For the second handle:

• If any previous active handle has been used by a function that explicitly changed the file offset, except as required above for the first handle, the application shall perform an lseek() or fseek() (as appropriate to the type of handle) to an appropriate location.

If the active handle ceases to be accessible before the requirements on the first handle, above, have been met, the state of the open file description becomes undefined. This might occur during functions such as a fork() or _exit().

The exec() functions make inaccessible all streams that are open at the time they are called, independent of which streams or file descriptors may be available to the new process image.

When these rules are followed, regardless of the sequence of handles used, implementations shall ensure that an application, even one consisting of several processes, shall yield correct results: no data shall be lost or duplicated when writing, and all data shall be written in order, except as requested by seeks. It is implementation-defined whether, and under what conditions, all input is seen exactly once.

Each function that operates on a stream is said to have zero or more "underlying functions". This means that the stream function shares certain traits with the underlying functions, but does not require that there be any relation between the implementations of the stream function and its underlying functions.

Exegesis

That is hard reading! If you're not clear on the distinction between open file descriptor and open file description, read the specification of open() and fork() (and dup() or dup2()). The definitions for file descriptor and open file description are also relevant, if terse.

In the context of the code in this question (and also for Unwanted child processes being created while file reading), we have a file stream handle open for reading only which has not yet encountered EOF (so feof() would not return true, even though the read position is at the end of the file).

One of the crucial parts of the specification is: The application shall prepare for a fork() exactly as if it were a change of active handle.

This means that the steps outlined for 'first file handle' are relevant, and stepping through them, the first applicable condition is the last:

• If the stream is open with a mode that allows reading and the underlying open file description refers to a device that is capable of seeking, the application shall either perform an fflush(), or the stream shall be closed.

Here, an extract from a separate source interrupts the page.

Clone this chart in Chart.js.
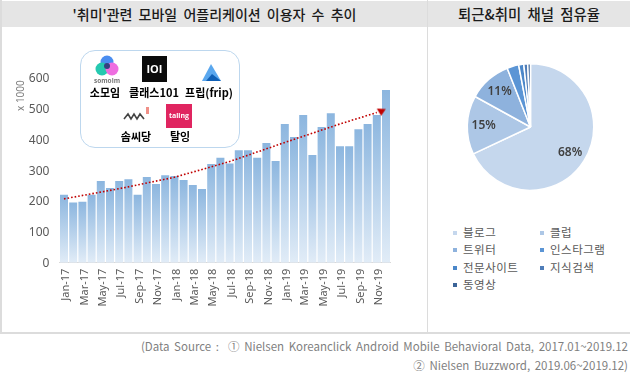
<!DOCTYPE html>
<html>
<head>
<meta charset="utf-8">
<script src="https://cdn.jsdelivr.net/npm/chart.js@4"></script>
<style>
  html, body { margin: 0; padding: 0; background: #fff; }
  body { width: 630px; height: 377px; position: relative; overflow: hidden; font-family: "Noto Sans CJK KR", sans-serif; }
  .abs { position: absolute; }
  .head { top: 1px; height: 26px; line-height: 26px; background: #e5e5e5; font-size: 14px; font-weight: 500; color: #1a1a1a; text-align: center; word-spacing: 3px; }
  .logo-label { font-size: 11px; font-weight: 700; color: #000; transform: translateX(-50%); white-space: nowrap; line-height: 16px; }
  #pieLegend { left: 453px; top: 224px; width: 174px; display: grid; grid-template-columns: 87px 87px; grid-auto-rows: 17.4px; font-size: 11.5px; color: #595959; letter-spacing: 0.5px; }
  #pieLegend div { white-space: nowrap; line-height: 17.4px; }
  #pieLegend i { display: inline-block; width: 4px; height: 4px; margin-right: 6px; vertical-align: 2px; }
  .src { right: 2px; font-size: 11.5px; color: #7f7f7f; white-space: nowrap; word-spacing: 2px; line-height: 16px; }
</style>
</head>
<body>

<div class="abs" style="left:0;top:0;width:2px;height:333px;background:#dcdcdc"></div>
<div class="abs" style="left:0;top:332px;width:630px;height:2px;background:#dcdcdc"></div>
<div class="abs" style="left:427px;top:0;width:1px;height:333px;background:#dcdcdc"></div>
<div class="abs head" style="left:2px;width:425px">'취미'관련 모바일 어플리케이션 이용자 수 추이</div>
<div class="abs head" style="left:428px;width:202px;font-size:14.4px">퇴근&amp;취미 채널 점유율</div>

<canvas id="barChart" class="abs" width="428" height="332" style="left:0;top:0"></canvas>
<canvas id="pieChart" class="abs" width="205" height="128" style="left:428px;top:63px"></canvas>

<div class="abs" style="left:13px;top:83px;width:14px;height:28px;font-size:10px;line-height:14px;font-family:'Noto Sans';color:#7f7f7f;writing-mode:vertical-rl;transform:rotate(180deg);text-align:center;white-space:nowrap">x 1000</div>

<!-- service logos box -->
<div class="abs" style="left:80px;top:50px;width:158px;height:96px;border:1px solid #bdd7ee;border-radius:15px;background:#fff"></div>
<svg class="abs" style="left:80px;top:50px" width="160" height="98" viewBox="80 50 160 98">
  <circle cx="107" cy="62" r="6.5" fill="#4a8df0"/>
  <circle cx="102" cy="69" r="6.5" fill="#25c9b0"/>
  <circle cx="112" cy="69" r="6.5" fill="#ee6ee0"/>
  <circle cx="107" cy="66" r="3" fill="#35407f"/>
  <text x="107" y="83" font-size="6.5" font-weight="700" fill="#777" text-anchor="middle" font-family="Open Sans">somoim</text>
  <rect x="142" y="56" width="25" height="26" fill="#0b0b0b"/>
  <text x="154.5" y="73" font-size="11" font-weight="700" fill="#fff" text-anchor="middle" font-family="Open Sans">IOI</text>
  <polygon points="211,64 202,81 221,81" fill="#5aa7ee"/>
  <polygon points="206,81 212,74 221,81" fill="#0f5fb5"/>
  <polyline points="124,119 128,114 131,119 134,114 137,119 140,114 144,119" fill="none" stroke="#444" stroke-width="1.6"/>
  <rect x="146" y="107" width="3" height="7" fill="#f09088"/>
  <rect x="166" y="104" width="26" height="24" fill="#e02560"/>
  <text x="179" y="118" font-size="7" font-weight="700" fill="#fff" text-anchor="middle" font-family="Open Sans">taling</text>
</svg>
<div class="abs logo-label" style="left:105px;top:84px">소모임</div>
<div class="abs logo-label" style="left:154px;top:84px">클래스101</div>
<div class="abs logo-label" style="left:209px;top:84px">프립(frip)</div>
<div class="abs logo-label" style="left:136px;top:128px">솜씨당</div>
<div class="abs logo-label" style="left:180px;top:128px">탈잉</div>

<div class="abs" id="pieLegend"></div>

<div class="abs src" style="top:338px">(Data Source : &nbsp;① Nielsen Koreanclick Android Mobile Behavioral Data, 2017.01~2019.12</div>
<div class="abs src" style="top:357px">② Nielsen Buzzword, 2019.06~2019.12)</div>

<script>
const months = [
  'Jan-17','Feb-17','Mar-17','Apr-17','May-17','Jun-17','Jul-17','Aug-17','Sep-17','Oct-17','Nov-17','Dec-17',
  'Jan-18','Feb-18','Mar-18','Apr-18','May-18','Jun-18','Jul-18','Aug-18','Sep-18','Oct-18','Nov-18','Dec-18',
  'Jan-19','Feb-19','Mar-19','Apr-19','May-19','Jun-19','Jul-19','Aug-19','Sep-19','Oct-19','Nov-19','Dec-19'
];
const users = [
  220,195,198,220,265,242,265,271,220,278,255,284,
  281,268,252,239,320,340,322,365,365,340,388,330,
  450,408,479,349,440,485,378,378,433,450,479,560
];
// trend line, gaps are bridged
const trend = [
  207,null,null,null,null,null,240,null,null,null,null,null,
  277,null,null,null,null,null,328,null,null,null,null,null,
  390,null,null,null,null,null,450,null,null,null,487,null
];
const pieLabels = ['블로그','클럽','트위터','인스타그램','전문사이트','지식검색','동영상'];
const pieValues = [68,15,11,3,1.3,1,0.7];
const pieColors = ['#c5d7ed','#adc7e6','#8eb2dd','#5b95d5','#4b87c9','#4f7db8','#3b6498'];
const yTicks = [0,100,200,300,400,500,600];

function barGradient(context) {
  const chart = context.chart;
  const y = chart.scales.y;
  if (context.type !== 'data' || !y) return '#8db7df';
  const top = y.getPixelForValue(context.raw);
  const bottom = y.getPixelForValue(0);
  if (!Number.isFinite(top) || !Number.isFinite(bottom)) return '#8db7df';
  const g = chart.ctx.createLinearGradient(0, top, 0, bottom);
  g.addColorStop(0, '#8cb6df');
  g.addColorStop(1, '#e1ecf7');
  return g;
}

// arrow head at the end of the trend line, sits a bit right of the last point
function arrowHead() {
  const cv = document.createElement('canvas');
  cv.width = 24;
  cv.height = 24;
  const c = cv.getContext('2d');
  c.fillStyle = '#c00000';
  c.beginPath();
  c.moveTo(12, 8);
  c.lineTo(21, 8.5);
  c.lineTo(16.3, 15.3);
  c.closePath();
  c.fill();
  return cv;
}

new Chart(document.getElementById('barChart'), {
  data: {
    labels: months,
    datasets: [
      {
        type: 'line',
        data: trend,
        spanGaps: true,
        borderColor: '#c00000',
        borderWidth: 1.6,
        borderDash: [1.6, 2],
        pointRadius: trend.map((v, i) => i === months.length - 2 ? 12 : 0),
        pointStyle: arrowHead(),
        pointBorderWidth: 0,
        order: 0
      },
      {
        type: 'bar',
        data: users,
        backgroundColor: barGradient,
        barPercentage: 0.87,
        categoryPercentage: 1,
        order: 1
      }
    ]
  },
  options: {
    responsive: false,
    animation: false,
    layout: { padding: { top: 77.7, right: 37.4, bottom: 0, left: 0 } },
    plugins: { legend: { display: false }, tooltip: { enabled: false } },
    scales: {
      x: {
        grid: { display: false, tickLength: 0 },
        border: { color: '#d9d9d9', width: 1 },
        afterFit(scale) { scale.height = 69.3; },
        ticks: {
          autoSkip: false,
          minRotation: 90,
          maxRotation: 90,
          padding: 6,
          labelOffset: 2,
          color: '#595959',
          font: { family: 'Noto Sans', size: 11 },
          callback(value, i) { return i % 2 === 0 ? months[i] : ''; }
        }
      },
      y: {
        min: 0,
        max: 600,
        grid: { display: false, tickLength: 0 },
        border: { display: false },
        afterFit(scale) { scale.width = 59.4; },
        afterBuildTicks(scale) { scale.ticks = yTicks.map(v => ({ value: v })); },
        ticks: {
          padding: 10,
          labelOffset: 1,
          color: '#595959',
          font: { family: 'Noto Sans', size: 12 }
        }
      }
    }
  }
});

const pieText = {
  id: 'pieText',
  afterDatasetsDraw(chart) {
    const c = chart.ctx;
    c.save();
    c.font = '600 12px "Noto Sans"';
    c.fillStyle = '#404040';
    c.textAlign = 'center';
    c.textBaseline = 'middle';
    chart.getDatasetMeta(0).data.forEach((arc, i) => {
      if (pieValues[i] < 10) return;
      const p = arc.getProps(['x', 'y', 'startAngle', 'endAngle', 'outerRadius']);
      const mid = (p.startAngle + p.endAngle) / 2;
      c.fillText(pieValues[i] + '%', p.x + Math.cos(mid) * p.outerRadius * 0.74, p.y + Math.sin(mid) * p.outerRadius * 0.74);
    });
    c.restore();
  }
};

new Chart(document.getElementById('pieChart'), {
  type: 'pie',
  data: {
    labels: pieLabels,
    datasets: [{ data: pieValues, backgroundColor: pieColors, borderColor: '#fff', borderWidth: 1.5 }]
  },
  options: {
    responsive: false,
    animation: false,
    layout: { padding: 0 },
    plugins: { legend: { display: false }, tooltip: { enabled: false } }
  },
  plugins: [pieText]
});

document.getElementById('pieLegend').innerHTML = pieLabels
  .map((name, i) => '<div><i style="background:' + pieColors[i] + '"></i>' + name + '</div>')
  .join('');
</script>
</body>
</html>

If you look at the definition for fflush(), you find:

If stream points to an output stream or an update stream in which the most recent operation was not input, fflush() shall cause any unwritten data for that stream to be written to the file, [CX] ? and the last data modification and last file status change timestamps of the underlying file shall be marked for update.

For a stream open for reading with an underlying file description, if the file is not already at EOF, and the file is one capable of seeking, the file offset of the underlying open file description shall be set to the file position of the stream, and any characters pushed back onto the stream by ungetc() or ungetwc() that have not subsequently been read from the stream shall be discarded (without further changing the file offset). ?

It isn't exactly clear what happens if you apply fflush() to an input stream associated with a non-seekable file, but that isn't our immediate concern. However, if you're writing generic library code, then you might need to know whether the underlying file descriptor is seekable before doing a fflush() on the stream. Alternatively, use fflush(NULL) to have the system do whatever is necessary for all I/O streams, noting that this will lose any pushed-back characters (via ungetc() etc).

The lseek() operations shown in the strace output seem to be implementing the fflush() semantics associating the file offset of the open file description with the file position of the stream.

So, for the code in this question, it seems that fflush(stdin) is necessary before the fork() to ensure consistency. Not doing that leads to undefined behaviour ('if this is not done, the result is undefined') — such as looping indefinitely.